To have it passed, Speaker Ryan must schedule the bill for a vote and have it approved by the House. It then goes to President Obama for his signature.
But there’s a very small window for this to happen. Congress is on recess right now because of the elections. This means no business is conducted in Capitol Hill, because all 100 Senators and 435 Representatives are all out campaigning. A number of them are running for re-election.
A Heavy Lift
“Heading out in early October would mark the sixth consecutive time Congress has gone home more than a month before Election Day,” observes Capitol Hill’s Roll Call, “relying on its ability to mop up unfinished business afterward. Lame-ducks, in theory, are able to produce some meaningful legislation with the help of dozens of members freed from political pressures by their impending retirements or recent defeats.”
The House calendar has the Representatives returning to Washington, D.C. November 15 to take up a budget resolution that will fund government for at least six months. The hope is, they will also find time to vote for the Congressional Gold Medal legislation, under so-called “suspension of the rules.” Basically, since CGM is non-controversial and non-partisan, and it involves very little appropriation, committee hearings won’t be necessary.
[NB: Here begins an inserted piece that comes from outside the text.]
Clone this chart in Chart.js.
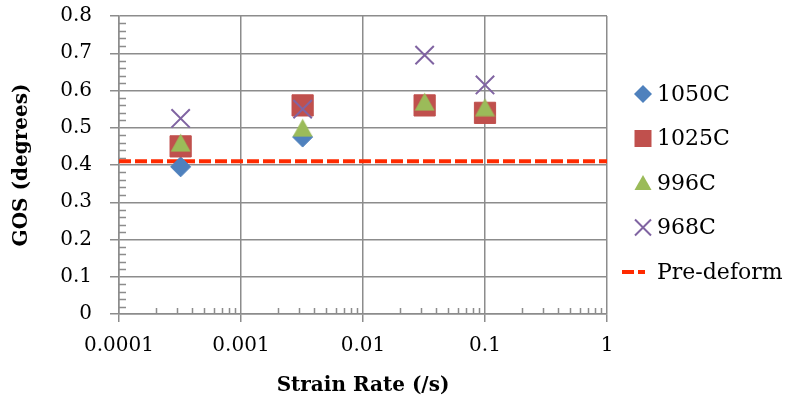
<!DOCTYPE html>
<html>
<head>
<meta charset="utf-8">
<script src="https://cdn.jsdelivr.net/npm/chart.js@4/dist/chart.umd.min.js"></script>
<style>
  html, body { margin: 0; padding: 0; background: #ffffff; }
  #wrap { width: 789px; height: 404px; }
</style>
</head>
<body>
<div id="wrap"><canvas id="c" width="789" height="404"></canvas></div>
<script>
// Grain orientation spread vs. strain rate at four deformation temperatures
const strainRates = [0.00032, 0.0032, 0.032, 0.1];
const gos1050 = [0.395, 0.475];
const gos1025 = [0.45, 0.56, 0.56, 0.54];
const gos996 = [0.46, 0.50, 0.57, 0.555];
const gos968 = [0.525, 0.55, 0.695, 0.615];
const preDeform = 0.41;
const preDeformSpan = [0.0001, 1];

const seriesNames = ['1050C', '1025C', '996C', '968C', 'Pre-deform'];
const xTicks = [0.0001, 0.001, 0.01, 0.1, 1];
const xTickLabels = ['0.0001', '0.001', '0.01', '0.1', '1'];
const yTicks = [0, 0.1, 0.2, 0.3, 0.4, 0.5, 0.6, 0.7, 0.8];
const yTickLabels = ['0', '0.1', '0.2', '0.3', '0.4', '0.5', '0.6', '0.7', '0.8'];

const GRID = '#8c8c8c';
const SERIF = "'DejaVu Serif', serif";
const GREEN = '#9BBB59';

function pts(xs, ys) {
  return ys.map((y, i) => ({ x: xs[i], y: y }));
}

// triangle marker centred on its bounding box
function triangleMarker(w, h, color) {
  const cv = document.createElement('canvas');
  cv.width = w; cv.height = h;
  const c = cv.getContext('2d');
  c.fillStyle = color;
  c.beginPath();
  c.moveTo(w / 2, 0.5);
  c.lineTo(w - 0.5, h - 0.5);
  c.lineTo(0.5, h - 0.5);
  c.closePath();
  c.fill();
  return cv;
}

// short inner minor ticks on both axes
const minorTicks = {
  id: 'minorTicks',
  beforeDatasetsDraw(chart) {
    const { ctx, chartArea, scales: { x, y } } = chart;
    ctx.save();
    ctx.strokeStyle = GRID;
    ctx.lineWidth = 1.5;
    ctx.beginPath();
    for (let d = 0; d < xTicks.length - 1; d++) {
      for (let m = 2; m <= 9; m++) {
        const px = Math.round(x.getPixelForValue(xTicks[d] * m)) + 0.5;
        ctx.moveTo(px, chartArea.bottom);
        ctx.lineTo(px, chartArea.bottom - 6);
      }
    }
    for (let k = 1; k < 40; k++) {
      if (k % 5 === 0) continue;
      const py = Math.round(y.getPixelForValue(k * 0.02)) + 0.5;
      ctx.moveTo(chartArea.left, py);
      ctx.lineTo(chartArea.left + 7, py);
    }
    ctx.stroke();
    ctx.restore();
  }
};

// legend at the right of the plot
const sideLegend = {
  id: 'sideLegend',
  afterDraw(chart) {
    const { ctx } = chart;
    const mx = 643, tx = 657, y0 = 94, dy = 44.5;
    const ds = chart.data.datasets;
    ctx.save();
    ds.forEach((d, i) => {
      const cy = y0 + i * dy;
      ctx.fillStyle = d.backgroundColor;
      ctx.strokeStyle = d.borderColor;
      ctx.setLineDash([]);
      ctx.beginPath();
      if (d.marker === 'diamond') {
        ctx.moveTo(mx, cy - 9); ctx.lineTo(mx + 9, cy); ctx.lineTo(mx, cy + 9); ctx.lineTo(mx - 9, cy);
        ctx.closePath(); ctx.fill();
      } else if (d.marker === 'square') {
        ctx.rect(mx - 8.5, cy - 8.5, 17, 17); ctx.fill();
      } else if (d.marker === 'triangle') {
        ctx.moveTo(mx, cy - 8); ctx.lineTo(mx + 8.5, cy + 7); ctx.lineTo(mx - 8.5, cy + 7);
        ctx.closePath(); ctx.fill();
      } else if (d.marker === 'x') {
        ctx.lineWidth = 2;
        ctx.moveTo(mx - 8, cy - 8); ctx.lineTo(mx + 8, cy + 8);
        ctx.moveTo(mx + 8, cy - 8); ctx.lineTo(mx - 8, cy + 8);
        ctx.stroke();
      } else {
        ctx.lineWidth = 4;
        ctx.setLineDash(d.borderDash);
        ctx.moveTo(622, cy); ctx.lineTo(645, cy);
        ctx.stroke();
      }
      ctx.setLineDash([]);
      ctx.fillStyle = '#000000';
      ctx.font = "22px " + SERIF;
      ctx.textBaseline = 'middle';
      ctx.textAlign = 'left';
      ctx.fillText(d.label, tx, cy + 1);
    });
    ctx.restore();
  }
};

const chart = new Chart(document.getElementById('c'), {
  type: 'scatter',
  data: {
    datasets: [
      { label: seriesNames[0], marker: 'diamond', data: pts(strainRates, gos1050), pointStyle: 'rectRot', pointRadius: 10,
        backgroundColor: '#4F81BD', borderColor: '#4F81BD', borderWidth: 1, order: 4 },
      { label: seriesNames[1], marker: 'square', data: pts(strainRates, gos1025), pointStyle: 'rect', pointRadius: 15,
        backgroundColor: '#C0504D', borderColor: '#C0504D', borderWidth: 1, order: 3 },
      { label: seriesNames[2], marker: 'triangle', data: pts(strainRates, gos996), pointStyle: triangleMarker(21, 19, GREEN),
        pointRadius: 11, backgroundColor: GREEN, borderColor: GREEN, borderWidth: 0, order: 2 },
      { label: seriesNames[3], marker: 'x', data: pts(strainRates, gos968), pointStyle: 'crossRot', pointRadius: 13,
        backgroundColor: '#8064A2', borderColor: '#8064A2', borderWidth: 2, order: 1 },
      { label: seriesNames[4], marker: 'dash', data: preDeformSpan.map(x => ({ x: x, y: preDeform })), showLine: true,
        pointRadius: 0, borderColor: '#FF2A00', backgroundColor: '#FF2A00', borderWidth: 4,
        borderDash: [12, 4], order: 5 }
    ]
  },
  options: {
    responsive: false,
    animation: false,
    events: [],
    layout: { padding: { top: 15, right: 182, bottom: 0, left: 0 } },
    plugins: { legend: { display: false }, tooltip: { enabled: false } },
    scales: {
      x: {
        type: 'logarithmic',
        min: 0.0001,
        max: 1,
        afterBuildTicks(scale) { scale.ticks = xTicks.map(v => ({ value: v })); },
        afterFit(scale) { scale.height = 90; },
        grid: { color: GRID, lineWidth: 1.5, tickLength: 8, tickColor: GRID },
        border: { color: GRID, width: 1.5 },
        ticks: {
          autoSkip: false, maxRotation: 0, padding: 12, color: '#000000',
          font: { family: SERIF, size: 20 },
          callback(value) { const i = xTicks.indexOf(value); return i >= 0 ? xTickLabels[i] : ''; }
        },
        title: {
          display: true, text: 'Strain Rate (/s)', color: '#000000',
          font: { family: SERIF, size: 20, weight: 'bold' },
          padding: { top: 0, bottom: 6 }
        }
      },
      y: {
        min: 0,
        max: 0.8,
        afterBuildTicks(scale) { scale.ticks = yTicks.map(v => ({ value: v })); },
        afterFit(scale) { scale.width = 119; scale.paddingTop = 0; scale.paddingBottom = 0; },
        grid: { color: GRID, lineWidth: 1.5, tickLength: 9, tickColor: GRID },
        border: { color: GRID, width: 1.5 },
        ticks: {
          padding: 18, color: '#000000',
          font: { family: SERIF, size: 20 },
          callback(value) { const i = yTicks.findIndex(v => Math.abs(v - value) < 1e-9); return i >= 0 ? yTickLabels[i] : ''; }
        },
        title: {
          display: true, text: 'GOS (degrees)', color: '#000000',
          font: { family: SERIF, size: 20, weight: 'bold' },
          padding: { top: 10, bottom: 0 }
        }
      }
    }
  },
  plugins: [minorTicks, sideLegend]
});
</script>
</body>
</html>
The lead sponsor will simply make a motion on the floor, and if there are no objections, the bill will pass. From that point on, it goes to the White House, hopefully before President Obama steps down from office in January.
But time is running out. Congress will only have two weeks to conduct business before the current legislative session ends in December. Failure to take up this bill will simply mean it will have to be refiled again next year. For advocates, this means starting all over again, securing 67 cosponsors in the Senate and 290 cosponsors in the House. A heavy lift, but it can be done.
Gratitude of a nation
Meanwhile, our aging veterans who have waited for more than 70 years for this recognition, keep asking: “How much longer do we have to wait?”
And that is the main reason it must be done, now! They don’t have much time left to receive the official gratitude of a nation.
It is now incumbent on the House senior leadership to talk among themselves and schedule the bill for a vote. The time is now for Congress to once and for all honor our veterans by awarding them the Congressional Gold Medal, the highest civilian award this august body can give.
The Filipino American community and all the advocates who have worked hard to engage Congress on this issue have done their due diligence. But if we can all make one last phone call or send one last email to Speaker Ryan, Majority Leader Kevin McCarthy of California and Majority Whip Steve Scalise of Louisiana, that may well be just what they need to move this historic bill to the finish line.
Let’s make it happen – for our veterans, our heroes!